# Points or deeded?



## TJALB (Aug 1, 2014)

I'm in the process of purchasing what I thought (until today when the closing company emailed me) was a deeded week to Ka'anapali Beach Club. Just received an email from the closing company telling me that they just found out this is a points only right to use membership, not a deeded week.  Their asking if I want to continue with the sale. I'm looking for guidance from the TUG family.  I'm not paying much over the cost of the closing and the point value is 11,500. I've read the DRI threads here on TUG.  From what I understand I will only be able to book from within the Hawaii collection, which is okay with me.
*  Will I be able to book 13 months in advance?
*  Are the Maint fees more than a deeded week and will they go up at a faster rate?
*  Will DRI try to make it difficult to book since this is a resale?
*   Am I better off canceling and looking for a deeded week?
*   Are there additional restrictions on resale points?
*   What are the pro's and con's of points vs deeded?

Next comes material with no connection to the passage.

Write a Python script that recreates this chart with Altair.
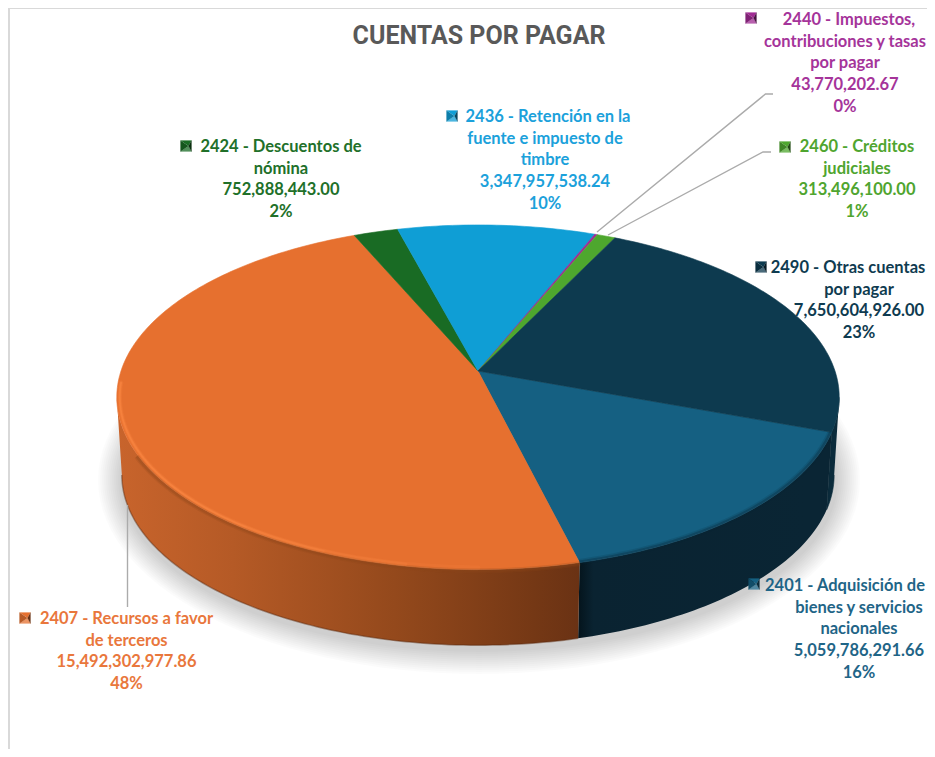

Thanks so much!  I really appreciate all of the knowledge you folks share!


----------



## kalima (Aug 2, 2014)

*week or points*



TJALB said:


> I'm in the process of purchasing what I thought (until today when the closing company emailed me) was a deeded week to Ka'anapali Beach Club. Just received an email from the closing company telling me that they just found out this is a points only right to use membership, not a deeded week.  Their asking if I want to continue with the sale. I'm looking for guidance from the TUG family.  I'm not paying much over the cost of the closing and the point value is 11,500. I've read the DRI threads here on TUG.  From what I understand I will only be able to book from within the Hawaii collection, which is okay with me.
> *  Will I be able to book 13 months in advance?
> *  Are the Maint fees more than a deeded week and will they go up at a faster rate?
> *  Will DRI try to make it difficult to book since this is a resale?
> ...



Yes you will be able to book 13mths in advance.....yes you are restricted to Hawaii collection only which is 4 resorts and only 2 are in Hawaii....Yes the fees are more than a deeded week...no I don't think they make it hard for you to book...haven't heard any such thing from anyone yet...you cannot use resale points to get to higher levels unless you pay to bring them into The Club...I assume you already have some points with Diamond as I am pretty sure you have to in order to take these resale points...I am newish here but have been contemplating the same as you for 8 months now...I finally decided to go for a deeded week rather than points...fees are less and I already have a very small number of points so can use them as a top up to my week or use them to go somewhere else...I am sure more experienced people can chime in with this as like I say I am fairly new...please join the Diamond Members Facebook page if you haven't already as we have SO MUCH info there you will learn a lot


----------